The Hateful Eight (2015)

The Hateful Eight (2015) movie poster

director Quentin Tarantino
viewed: 12/31/2015 at Century San Francisco Centre 9 and XD, SF, CA

The latest film from pop auteur Quentin Tarantino, shot and notably projected in special occasions in 70mm, is his second Western in a row.  After his slave revenge film, Django Unchained (2012), something about the genre must have stuck with him, long as his films gestate, and he turns out a very different film, but as very typical of Tarantino, a very entertaining one as well.

In many ways, The Hateful Eight is the writer-director at the top of his game, weaving a story of eight (or more) villains stuck in an isolated cabin in a blizzard in the nowheres of Wyoming, each with their own set of backstories (or lies, but stories nonetheless), giving them ample reason to suspect that everyone else wants to kill them.

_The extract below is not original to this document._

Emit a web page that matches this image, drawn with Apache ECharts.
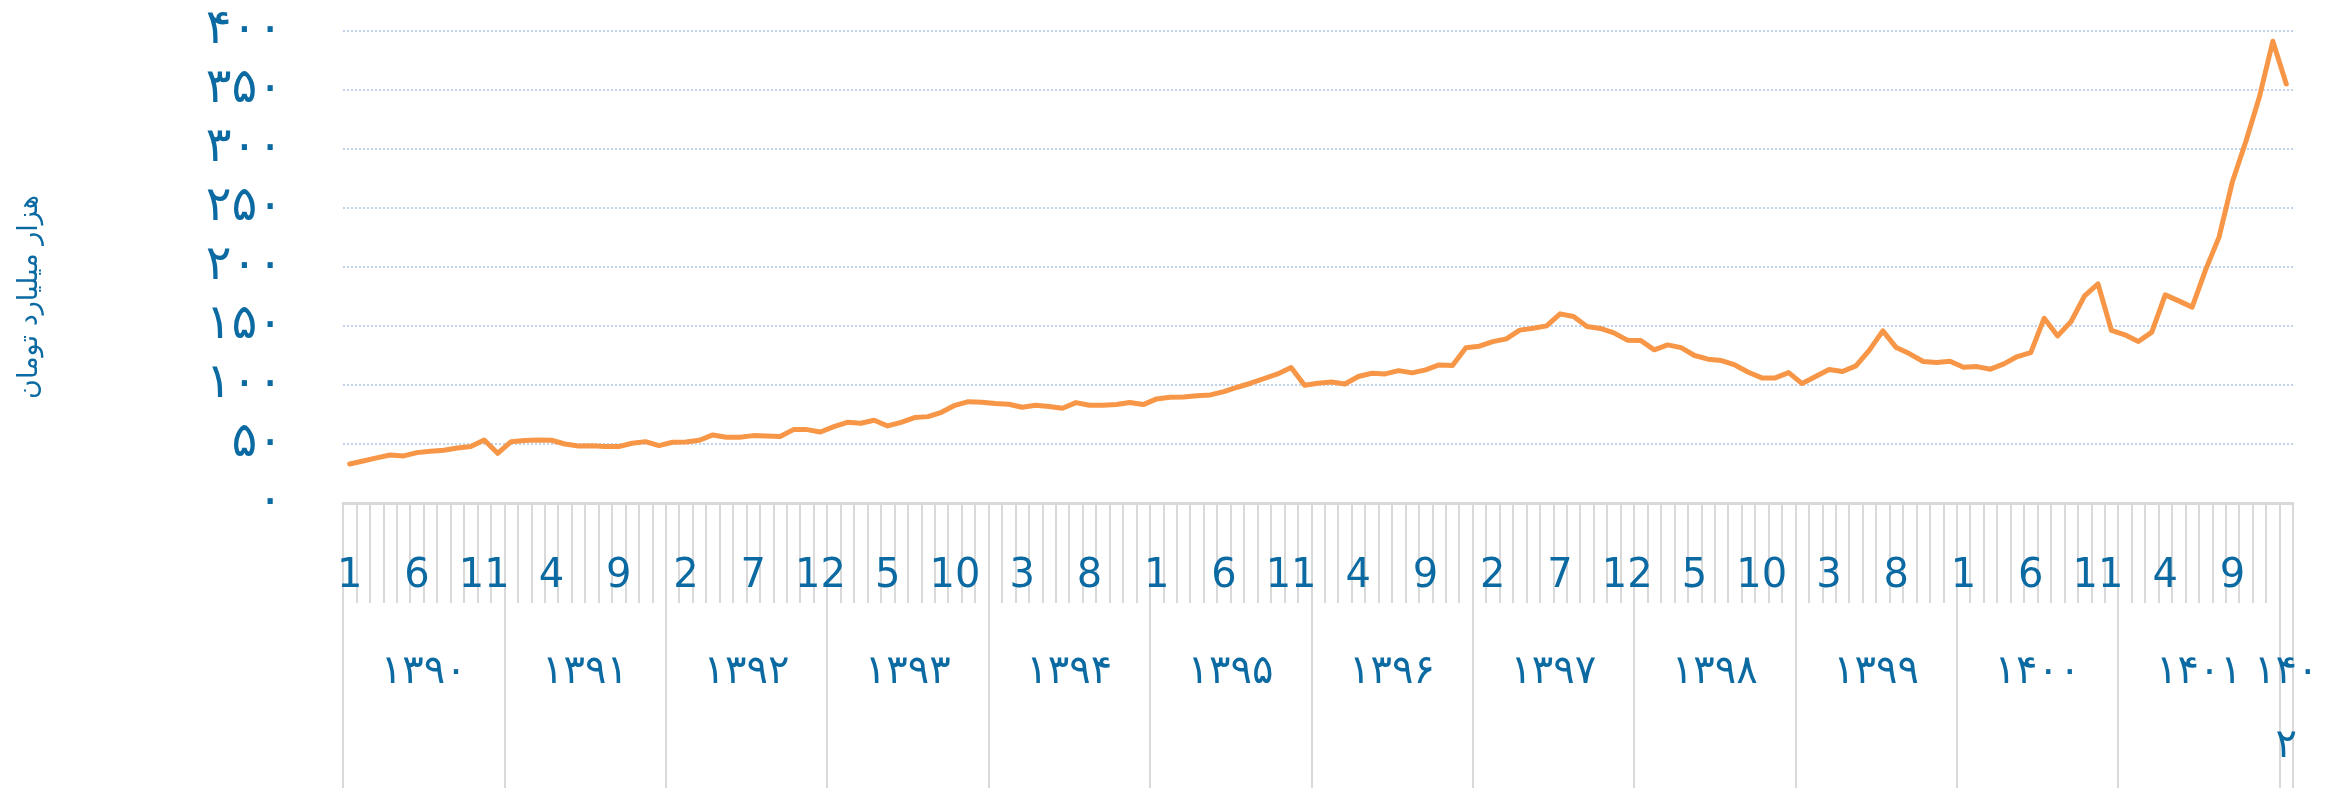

Kurt Russell is “The Hangman”, a bounty hunter with a filthy, mouthy Daisy Domergue in tow (a spectacular Jennifer Jason Leigh), a woman with a $10,000 bounty on her head.  And Russell’s Hangman is known to “bring ’em back alive” even if that is not necessary, because he likes to see ’em hung.  Their stagecoach encounters Major Marquis Warren (Tarantino go-to Samuel L. Jackson) with a pile of dead bodies he’s bountied up, followed by running into another feller, Chris Mannix (Walter Goggins) who claims to be the newly hired Sheriff of the town of Red Rock, to which they are heading.

Jackson and Tarantino were made for one another.  He delivers Tarantino’s dialog better than anyone, and Tarantino gives Jackson the roles and opportunities that have turned him into such a major star over the past 20 years.

At 3 hours in epic length, the film if anything, seems to be quite simply about “storytelling”.  It’s a complex set of events and backstories that sets the characters on the stage of the cabin, unfolding in six titled chapters, zipping back and forth at times in unfolding, populated with many a dialog of reveal of a character’s past, true or untrue, uncovering motivations, acted upon or not.

And so, when suddenly in Chapter Four: “Domergue’s Got a Secret,” a voice-over narrator pops in to tell the audience something that Tarantino has chosen not to “show” us, it’s of course Tarantino himself.  Hey, it’s his movie, of course he’s going to be the narrator if there is a narrator.  He’s got to insinuate himself in there somehow.

Tarantino’s idea, which he told was to put “‘a bunch of nefarious guys… together in a room with a blizzard outside, give them guns, and see what happens’ ” is constructed tightly and cleverly.  It may be 3 hours long but he snares the viewer early on and his storytelling prowess is flowing freely.  But in a Tarantino picture, you put a “bunch of guys in a room and see what happens” you know what is going to happen: everybody is going to get shot.

As much as I looked for deeper meanings in the text, the only things that stood out was one when Jackson says, as he takes a gun from somebody that “a black man only feels safe when white men are disarmed,” followed perhaps by the title of the sixth and final chapter “Black Man, White Hell”.  I considered if there was some underlying meaning being laid out here, especially with Tarantino’s recent involvement in police protests, but I’m not sure that it’s the biggest point of the film at all.

I keep coming back to Tarantino as narrator, Tarantino as storyteller, and really, that’s where the film sings.  Now, that said, Tarantino loves his own storytelling voice so much that his voice comes through in many of the stories being told, through many of the voices telling the stories, even Jackson’s.  And that is perhaps Tarantino’s great weakness: his admiration for his own skills as a writer and director (and at times actor).

The Hateful Eight is very good entertainment, a great time at the cinema.  If you’re lucky enough to see it on 70mm, I hear that is the way to go.  Unfortunately, I wound up seeing it digitally projected (whatever).  It has its flaws and short-comings, some of them perhaps deeper than others.  But I enjoyed it.  And I’ll look forward to his next film, whatever he does.